In an effort to do just that, the Indian government is exploring the possibility of auctioning power purchase agreements where the tariff is denominated in dollars rather than rupees and hedging the currency risk itself through a pool of funds that it would set up.

INDIA’S YIELDCOS

In the meantime, market participants are interested to see how investors will react when the first renewable infrastructure investment trust is launched. The Securities and Exchange Board of India has issued guidelines on the vehicles and Mytrah Energy is reportedly among those contemplating a listing.

The description of the proposed renewable InvIT will sound familiar to anyone who has been following the fortunes of the so-called “yield companies” in the US, a comparison which could arouse a degree of caution.
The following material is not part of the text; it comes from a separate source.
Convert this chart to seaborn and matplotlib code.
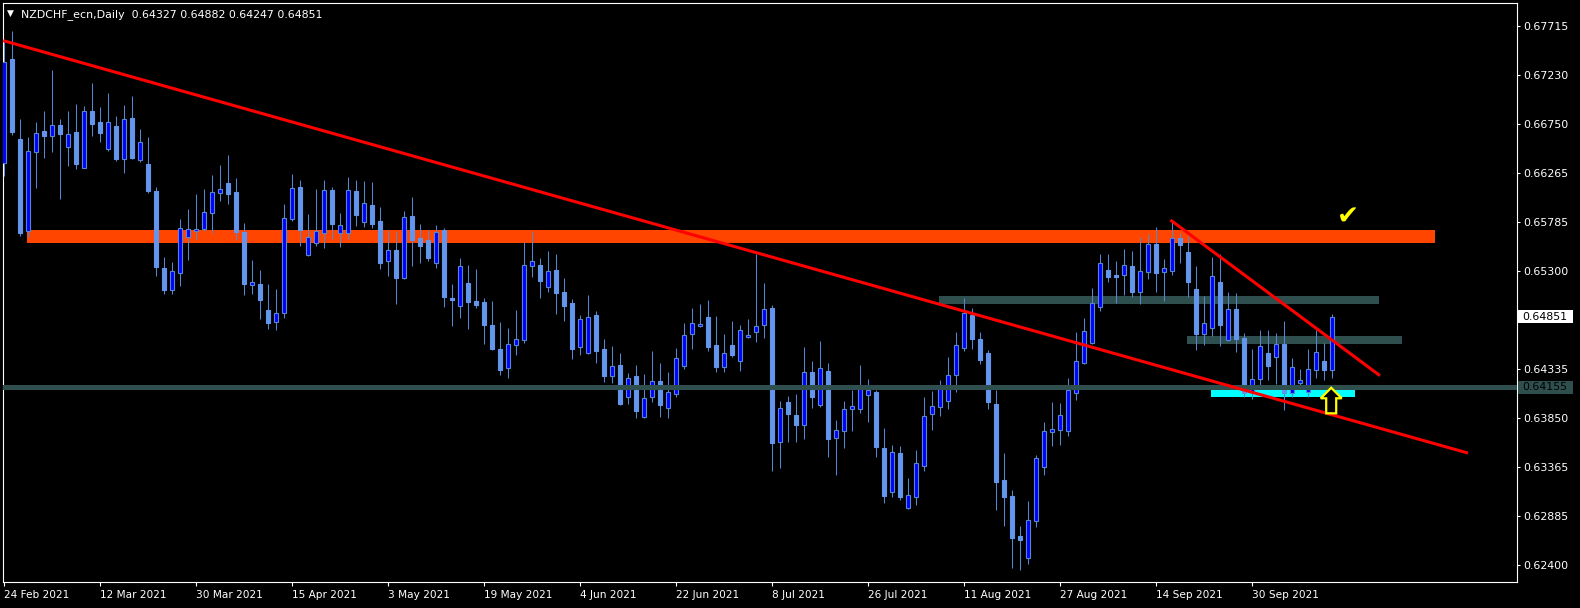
import numpy as np
import pandas as pd
import matplotlib
matplotlib.use("Agg")
import matplotlib.pyplot as plt
import matplotlib.transforms as mtransforms
from matplotlib.patches import Rectangle, Polygon
import seaborn as sns

# ---------------- data ----------------
symbol = "NZDCHF_ecn,Daily"

opens = [0.66363, 0.67388, 0.66603, 0.65698, 0.66477, 0.66681, 0.66635, 0.66738, 0.66527, 0.66671,
         0.66320, 0.66879, 0.66770, 0.66507, 0.66731, 0.66402, 0.66810, 0.66398, 0.66356, 0.66090,
         0.65331, 0.65117, 0.65284, 0.65633, 0.65698, 0.65718, 0.65876, 0.66073, 0.66169, 0.66080,
         0.65686, 0.65166, 0.65173, 0.64916, 0.64801, 0.64884, 0.65817, 0.66129, 0.65462, 0.65580,
         0.65679, 0.66100, 0.65679, 0.65673, 0.66090, 0.65787, 0.65952, 0.65794, 0.65403, 0.65508,
         0.65232, 0.65843, 0.65626, 0.65607, 0.65380, 0.65705, 0.65035, 0.64959, 0.65183, 0.65005,
         0.64995, 0.64769, 0.64532, 0.64345, 0.64574, 0.64621, 0.65350, 0.65360, 0.65140, 0.65311,
         0.65094, 0.64985, 0.64549, 0.64495, 0.64867, 0.64532, 0.64269, 0.64374, 0.64056, 0.64266,
         0.63858, 0.64056, 0.64216, 0.63947, 0.64091, 0.64367, 0.64677, 0.64762, 0.64844, 0.64568,
         0.64351, 0.64568, 0.64411, 0.64653, 0.64697, 0.64766, 0.64933, 0.63618, 0.64009, 0.63881,
         0.63785, 0.64305, 0.63983, 0.64315, 0.63657, 0.63726, 0.63943, 0.63943, 0.64081, 0.64108,
         0.63556, 0.63122, 0.63506, 0.62964, 0.63073, 0.63378, 0.63891, 0.63963, 0.64022, 0.64279,
         0.64545, 0.64867, 0.64630, 0.64492, 0.63990, 0.63240, 0.63082, 0.62688, 0.62471, 0.62836,
         0.63368, 0.63717, 0.63733, 0.63723, 0.64101, 0.64391, 0.64594, 0.64943, 0.65311, 0.65259,
         0.65259, 0.65350, 0.65097, 0.65294, 0.65567, 0.65288, 0.65304, 0.65626, 0.65488, 0.65123,
         0.64683, 0.64742, 0.65193, 0.64618, 0.64926, 0.64640, 0.64111, 0.64233, 0.64489, 0.64450,
         0.64581, 0.64095, 0.64194, 0.64105, 0.64322, 0.64411, 0.64327]

highs = [0.67559, 0.67667, 0.66800, 0.66625, 0.66770, 0.66879, 0.67283, 0.66800, 0.66879, 0.66948,
         0.66928, 0.67155, 0.66918, 0.67056, 0.66826, 0.66938, 0.67026, 0.66701, 0.66622, 0.66129,
         0.65439, 0.65390, 0.65814, 0.65912, 0.66060, 0.66109, 0.66248, 0.66346, 0.66445, 0.66218,
         0.65774, 0.65409, 0.65311, 0.65173, 0.65123, 0.65962, 0.66257, 0.66198, 0.65863, 0.66109,
         0.66198, 0.66129, 0.65873, 0.66228, 0.66198, 0.66188, 0.66178, 0.65932, 0.65702, 0.65692,
         0.65893, 0.66031, 0.65764, 0.65705, 0.65755, 0.65725, 0.65173, 0.65429, 0.65360, 0.65321,
         0.65035, 0.65005, 0.64798, 0.64739, 0.64916, 0.65587, 0.65695, 0.65429, 0.65498, 0.65469,
         0.65232, 0.65025, 0.64867, 0.65064, 0.64907, 0.64630, 0.64561, 0.64492, 0.64295, 0.64374,
         0.64286, 0.64512, 0.64394, 0.64305, 0.64542, 0.64788, 0.64936, 0.64976, 0.65015, 0.64857,
         0.64680, 0.64808, 0.64769, 0.64828, 0.65469, 0.65183, 0.64963, 0.64019, 0.64068, 0.64088,
         0.64552, 0.64414, 0.64611, 0.64394, 0.63832, 0.64019, 0.64128, 0.64374, 0.64236, 0.64128,
         0.63753, 0.63585, 0.63575, 0.63260, 0.63536, 0.64059, 0.64118, 0.64226, 0.64453, 0.64700,
         0.65035, 0.64936, 0.64700, 0.64522, 0.64128, 0.63506, 0.63142, 0.62787, 0.63033, 0.63487,
         0.63812, 0.64009, 0.63999, 0.64246, 0.64700, 0.64838, 0.65133, 0.65469, 0.65469, 0.65400,
         0.65518, 0.65498, 0.65636, 0.65666, 0.65735, 0.65419, 0.65794, 0.65676, 0.65646, 0.65350,
         0.65055, 0.65439, 0.65469, 0.65094, 0.65084, 0.64687, 0.64532, 0.64719, 0.64719, 0.64687,
         0.64808, 0.64446, 0.64335, 0.64532, 0.64719, 0.64588, 0.64882]

lows = [0.66238, 0.66642, 0.65646, 0.65639, 0.66122, 0.66418, 0.66477, 0.66011, 0.66339, 0.66310,
        0.66316, 0.66632, 0.66573, 0.66484, 0.66389, 0.66267, 0.66410, 0.66379, 0.66073, 0.65252,
        0.65074, 0.65074, 0.65153, 0.65409, 0.65616, 0.65698, 0.65673, 0.65991, 0.65965, 0.65607,
        0.65064, 0.65071, 0.64828, 0.64729, 0.64719, 0.64840, 0.65797, 0.65547, 0.65449, 0.65547,
        0.65528, 0.65614, 0.65538, 0.65616, 0.65745, 0.65735, 0.65725, 0.65321, 0.65252, 0.64976,
        0.65222, 0.65350, 0.65380, 0.65400, 0.65331, 0.64946, 0.64759, 0.64838, 0.64729, 0.64936,
        0.64581, 0.64522, 0.64276, 0.64246, 0.64473, 0.64591, 0.65242, 0.65035, 0.65094, 0.64877,
        0.64808, 0.64433, 0.64473, 0.64487, 0.64394, 0.64207, 0.64197, 0.63980, 0.63990, 0.63851,
        0.63851, 0.64009, 0.63861, 0.63851, 0.64062, 0.64338, 0.64535, 0.64752, 0.64515, 0.64308,
        0.64308, 0.64456, 0.64318, 0.64643, 0.64604, 0.64643, 0.63332, 0.63362, 0.63618, 0.63618,
        0.63645, 0.63950, 0.63960, 0.63467, 0.63290, 0.63556, 0.63723, 0.63901, 0.63812, 0.63467,
        0.63013, 0.63073, 0.63043, 0.62954, 0.62994, 0.63329, 0.63733, 0.63871, 0.63940, 0.64108,
        0.64515, 0.64532, 0.64384, 0.63940, 0.62944, 0.62787, 0.62372, 0.62353, 0.62412, 0.62777,
        0.63290, 0.63575, 0.63585, 0.63674, 0.64029, 0.64384, 0.64581, 0.64910, 0.65193, 0.64985,
        0.65064, 0.65045, 0.64976, 0.65222, 0.65094, 0.65005, 0.65262, 0.65380, 0.65045, 0.64522,
        0.64571, 0.64660, 0.64561, 0.64611, 0.64502, 0.64062, 0.64036, 0.64160, 0.64226, 0.64187,
        0.63930, 0.64062, 0.64177, 0.64056, 0.64243, 0.64226, 0.64247]

closes = [0.67365, 0.66674, 0.65679, 0.66481, 0.66659, 0.66635, 0.66738, 0.66655, 0.66649, 0.66356,
          0.66876, 0.66753, 0.66665, 0.66767, 0.66405, 0.66797, 0.66418, 0.66570, 0.66090, 0.65343,
          0.65117, 0.65301, 0.65722, 0.65712, 0.65718, 0.65880, 0.66077, 0.66107, 0.66063, 0.65686,
          0.65173, 0.65190, 0.65015, 0.64791, 0.64884, 0.65821, 0.66116, 0.65705, 0.65633, 0.65692,
          0.66097, 0.65764, 0.65752, 0.66097, 0.65853, 0.65969, 0.65764, 0.65380, 0.65508, 0.65232,
          0.65830, 0.65607, 0.65547, 0.65429, 0.65683, 0.65045, 0.65018, 0.65347, 0.64995, 0.64966,
          0.64769, 0.64532, 0.64325, 0.64581, 0.64630, 0.65360, 0.65400, 0.65205, 0.65298, 0.65087,
          0.64959, 0.64535, 0.64825, 0.64844, 0.64515, 0.64269, 0.64361, 0.63990, 0.64246, 0.63921,
          0.64046, 0.64213, 0.63980, 0.64105, 0.64440, 0.64667, 0.64785, 0.64775, 0.64555, 0.64357,
          0.64489, 0.64473, 0.64716, 0.64670, 0.64756, 0.64923, 0.63608, 0.63947, 0.63894, 0.63785,
          0.64302, 0.64059, 0.64345, 0.63645, 0.63733, 0.63940, 0.63970, 0.64144, 0.64125, 0.63566,
          0.63082, 0.63513, 0.63073, 0.63089, 0.63405, 0.63868, 0.63970, 0.64147, 0.64276, 0.64571,
          0.64890, 0.64630, 0.64423, 0.64009, 0.63220, 0.63073, 0.62668, 0.62649, 0.62846, 0.63457,
          0.63723, 0.63743, 0.63881, 0.64128, 0.64411, 0.64706, 0.64982, 0.65377, 0.65245, 0.65245,
          0.65357, 0.65094, 0.65298, 0.65567, 0.65284, 0.65328, 0.65626, 0.65557, 0.65193, 0.64680,
          0.64785, 0.65249, 0.64769, 0.64923, 0.64633, 0.64101, 0.64239, 0.64564, 0.64367, 0.64578,
          0.64095, 0.64357, 0.64223, 0.64338, 0.64499, 0.64327, 0.64851]

date_tick_bars = [0, 12, 24, 36, 48, 60, 72, 84, 96, 108, 120, 132, 144, 156]
date_tick_labels = ["24 Feb 2021", "12 Mar 2021", "30 Mar 2021", "15 Apr 2021", "3 May 2021",
                    "19 May 2021", "4 Jun 2021", "22 Jun 2021", "8 Jul 2021", "26 Jul 2021",
                    "11 Aug 2021", "27 Aug 2021", "14 Sep 2021", "30 Sep 2021"]
price_ticks = [0.67715, 0.67230, 0.66750, 0.66265, 0.65785, 0.65300,
               0.64335, 0.63850, 0.63365, 0.62885, 0.62400]

# chart objects (bar index / price anchors)
trend_long = ([-0.09, 183.0], [0.67572, 0.63506])
trend_short = ([145.8, 172.0], [0.65804, 0.64269])
zone_orange = (2.875, 178.9, 0.65580, 0.65705)
zone_upper = (116.9, 171.9, 0.64979, 0.65055)
zone_lower = (147.9, 174.8, 0.64581, 0.64660)
zone_cyan = (150.9, 168.9, 0.64062, 0.64128)
support_level = 0.64155
arrow_anchor = (165.9, 0.64150)
check_anchor = (168.0, 0.65829)

# ---------------- style ----------------
sns.set_theme(style="dark", rc={"axes.facecolor": "black", "figure.facecolor": "black",
                                "axes.edgecolor": "white", "text.color": "white",
                                "xtick.color": "white", "ytick.color": "white"})
plt.rcParams["font.family"] = ["DejaVu Sans"]

BULL = "#0000FF"
BEAR = "#6495ED"
WICK = "#5487CF"

fig = plt.figure(figsize=(15.8, 6.08), dpi=100, facecolor="black")
W, H = 1580, 608
ax = fig.add_axes([2.5 / W, (H - 582) / H, (1517 - 2.5) / W, (582 - 2.5) / H])
ax.set_facecolor("black")
ax.grid(False)

df = pd.DataFrame({"o": opens, "h": highs, "l": lows, "c": closes})
df["x"] = np.arange(len(df))
df["bull"] = df["c"] >= df["o"]

# background zones
for (x0, x1, y0, y1), col in [(zone_orange, "#FF4500"), (zone_upper, "#2F4F4F"),
                              (zone_lower, "#2F4F4F"), (zone_cyan, "#00FFFF")]:
    ax.add_patch(Rectangle((x0, y0), x1 - x0, y1 - y0, facecolor=col, edgecolor="none", zorder=1))

# candles
ax.vlines(df["x"], df["l"], df["h"], color=WICK, linewidth=0.75, zorder=2)
body_bottom = np.minimum(df["o"], df["c"])
body_height = np.abs(df["c"] - df["o"])
ax.bar(df["x"], body_height, bottom=body_bottom, width=0.5,
       color=np.where(df["bull"], BULL, BEAR),
       edgecolor=np.where(df["bull"], WICK, BEAR), linewidth=0.8, zorder=3)

# support line
ax.axhline(support_level, color="#2F4F4F", linewidth=3.6, zorder=4)

# trend lines (seaborn)
for xs, ys in (trend_long, trend_short):
    sns.lineplot(x=xs, y=ys, ax=ax, color="#FF0000", linewidth=2.2, zorder=5,
                 legend=False, solid_capstyle="butt")

# yellow hollow up arrow
ax_, ay_ = arrow_anchor
head_w, shaft_w = 1.31, 0.625
base_y, bottom_y = ay_ - 0.00104, ay_ - 0.00252
arrow = Polygon([(ax_ - shaft_w, bottom_y), (ax_ - shaft_w, base_y), (ax_ - head_w, base_y),
                 (ax_, ay_), (ax_ + head_w, base_y), (ax_ + shaft_w, base_y),
                 (ax_ + shaft_w, bottom_y)], closed=True, facecolor="black",
                edgecolor="#FFFF00", linewidth=1.6, zorder=6)
ax.add_patch(arrow)

# yellow check mark
ax.text(check_anchor[0], check_anchor[1], "\u2714", color="#FFFF00", fontsize=19,
        ha="center", va="center", zorder=6)

# limits
ax.set_xlim(-0.1875, 189.125)
ax.set_ylim(0.62235, 0.67948)

# axes ticks
ax.set_xticks(date_tick_bars)
ax.set_xticklabels(date_tick_labels, ha="left")
ax.yaxis.tick_right()
ax.set_yticks(price_ticks)
ax.set_yticklabels([f"{p:.5f}" for p in price_ticks])
ax.tick_params(axis="x", bottom=True, length=3, width=0.8, pad=2.5, labelsize=7.6,
               colors="white")
ax.tick_params(axis="y", right=True, left=False, length=2, width=0.8, pad=2.5,
               labelsize=7.9, colors="white")
for s in ax.spines.values():
    s.set_color("white")
    s.set_linewidth(0.8)
ax.set_xlabel("")
ax.set_ylabel("")

# price tags on the right scale
ident = mtransforms.IdentityTransform()
x_right = ax.transAxes.transform((1, 0))[0]
for price, fc, tc in [(closes[-1], "white", "black"), (support_level, "#2F4F4F", "black")]:
    yd = ax.transData.transform((0, price))[1]
    fig.add_artist(Rectangle((x_right + 1, yd - 6.5), 55, 13, transform=ident,
                             facecolor=fc, edgecolor="none", zorder=10))
    fig.text(x_right + 5.5, yd, f"{price:.5f}", transform=ident, color=tc,
             fontsize=7.9, va="center", ha="left", zorder=11)

# header text
fig.text(7 / W, 1 - 15.5 / H, "\u25BC", color="white", fontsize=6.5, va="baseline", ha="left")
header = f"{symbol}  {opens[-1]:.5f} {highs[-1]:.5f} {lows[-1]:.5f} {closes[-1]:.5f}"
fig.text(21 / W, 1 - 16.7 / H, header, color="white", fontsize=7.9, va="baseline", ha="left")

fig.savefig("out.png", dpi=100, facecolor="black")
The model is essentially the same: roll up cashflow-generating renewable projects into a vehicle listed on an exchange.

The yield companies (yieldcos for short) in the US were initially greeted enthusiastically by investors but the companies’ share prices dropped precipitously in 2015 amid falling oil and gas prices and a loss of faith in the ability of some of the companies to execute a pipeline of increasingly bold acquisitions.

Since then, the Missouri-based renewable energy developer behind two of the yieldcos, SunEdison, has filed for bankruptcy and is now seeking to sell its entire global project portfolio.

Power producers in India and their advisers are well aware of the case, not least because SunEdison had a portfolio of projects totalling about 1.2GW in the country. Several players are making bids for them.

“I think the experience which investors had with the yieldcos… I don’t think we need to follow the same track here,” says Kumar.